▸ **Given instruction**
Everything from the first line of the data through the line with "ax.axhline(v, color='#eaf2f3', lw=1.2, zorder=1)" is to be echoed exactly, minus the pictures.

▸ **Source data**
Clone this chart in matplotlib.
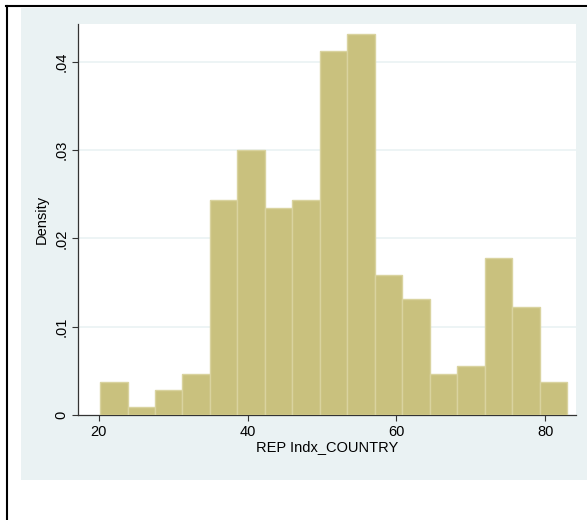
import numpy as np
import matplotlib.pyplot as plt
from matplotlib.patches import Rectangle
from matplotlib.lines import Line2D

plt.rcParams['font.family'] = ['Liberation Sans', 'DejaVu Sans']

# histogram of REP index by country (density scale)
bin_start = 20.18
bin_width = 3.69
density = [0.0037, 0.0009, 0.0028, 0.0046, 0.0243, 0.0300, 0.0234, 0.0243, 0.0412,
           0.0431, 0.0159, 0.0131, 0.0046, 0.0056, 0.0178, 0.0122, 0.0037]
x_ticks = [20, 40, 60, 80]
y_ticks = [0, 0.01, 0.02, 0.03, 0.04]
y_labels = ['0', '.01', '.02', '.03', '.04']

fig = plt.figure(figsize=(5.87, 5.2), dpi=100)
fig.patch.set_facecolor('white')

# graph region
fig.patches.append(Rectangle((21 / 587, 40 / 520), 566 / 587, 472 / 520,
                             transform=fig.transFigure, facecolor='#eaf2f3',
                             edgecolor='none', zorder=-5))
# frame lines on top and left
fig.lines.append(Line2D([6 / 587, 1], [514 / 520, 514 / 520], transform=fig.transFigure,
                        color='black', lw=1.5, zorder=-4))
fig.lines.append(Line2D([7 / 587, 7 / 587], [0, 514 / 520], transform=fig.transFigure,
                        color='black', lw=1.5, zorder=-4))

ax = fig.add_axes([78 / 587, 105 / 520, 498 / 587, 391 / 520])
ax.set_zorder(1)
ax.set_facecolor('white')

left_edges = bin_start + bin_width * np.arange(len(density))
ax.bar(left_edges, density, width=bin_width, align='edge',
       color='#c9c17e', edgecolor='#d9d39f', linewidth=1.0, zorder=3)

ax.set_xlim(17.22, 84.12)
ax.set_ylim(0, 0.04427)

ax.set_xticks(x_ticks)
ax.set_yticks(y_ticks)
ax.set_yticklabels(y_labels, rotation=90, va='center')
ax.tick_params(axis='both', labelsize=10.5, length=4, width=0.8, color='#333333',
               labelcolor='black')
ax.tick_params(axis='y', pad=3)
ax.tick_params(axis='x', pad=3)

for v in y_ticks[1:]:
    ax.axhline(v, color='#eaf2f3', lw=1.2, zorder=1)

for side in ['top', 'right']:
    ax.spines[side].set_visible(False)
for side in ['left', 'bottom']:
    ax.spines[side].set_color('#333333')
    ax.spines[side].set_linewidth(0.9)

ax.set_xlabel('REP Indx_COUNTRY', fontsize=10.5, labelpad=1)
ax.set_ylabel('Density', fontsize=10.5, labelpad=4)

fig.savefig('out.png', dpi=100)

▸ **Worked answer**
Clone this chart in matplotlib.
import numpy as np
import matplotlib.pyplot as plt
from matplotlib.patches import Rectangle
from matplotlib.lines import Line2D

plt.rcParams['font.family'] = ['Liberation Sans', 'DejaVu Sans']

# histogram of REP index by country (density scale)
bin_start = 20.18
bin_width = 3.69
density = [0.0037, 0.0009, 0.0028, 0.0046, 0.0243, 0.0300, 0.0234, 0.0243, 0.0412,
           0.0431, 0.0159, 0.0131, 0.0046, 0.0056, 0.0178, 0.0122, 0.0037]
x_ticks = [20, 40, 60, 80]
y_ticks = [0, 0.01, 0.02, 0.03, 0.04]
y_labels = ['0', '.01', '.02', '.03', '.04']

fig = plt.figure(figsize=(5.87, 5.2), dpi=100)
fig.patch.set_facecolor('white')

# graph region
fig.patches.append(Rectangle((21 / 587, 40 / 520), 566 / 587, 472 / 520,
                             transform=fig.transFigure, facecolor='#eaf2f3',
                             edgecolor='none', zorder=-5))
# frame lines on top and left
fig.lines.append(Line2D([6 / 587, 1], [514 / 520, 514 / 520], transform=fig.transFigure,
                        color='black', lw=1.5, zorder=-4))
fig.lines.append(Line2D([7 / 587, 7 / 587], [0, 514 / 520], transform=fig.transFigure,
                        color='black', lw=1.5, zorder=-4))

ax = fig.add_axes([78 / 587, 105 / 520, 498 / 587, 391 / 520])
ax.set_zorder(1)
ax.set_facecolor('white')

left_edges = bin_start + bin_width * np.arange(len(density))
ax.bar(left_edges, density, width=bin_width, align='edge',
       color='#c9c17e', edgecolor='#d9d39f', linewidth=1.0, zorder=3)

ax.set_xlim(17.22, 84.12)
ax.set_ylim(0, 0.04427)

ax.set_xticks(x_ticks)
ax.set_yticks(y_ticks)
ax.set_yticklabels(y_labels, rotation=90, va='center')
ax.tick_params(axis='both', labelsize=10.5, length=4, width=0.8, color='#333333',
               labelcolor='black')
ax.tick_params(axis='y', pad=3)
ax.tick_params(axis='x', pad=3)

for v in y_ticks[1:]:
    ax.axhline(v, color='#eaf2f3', lw=1.2, zorder=1)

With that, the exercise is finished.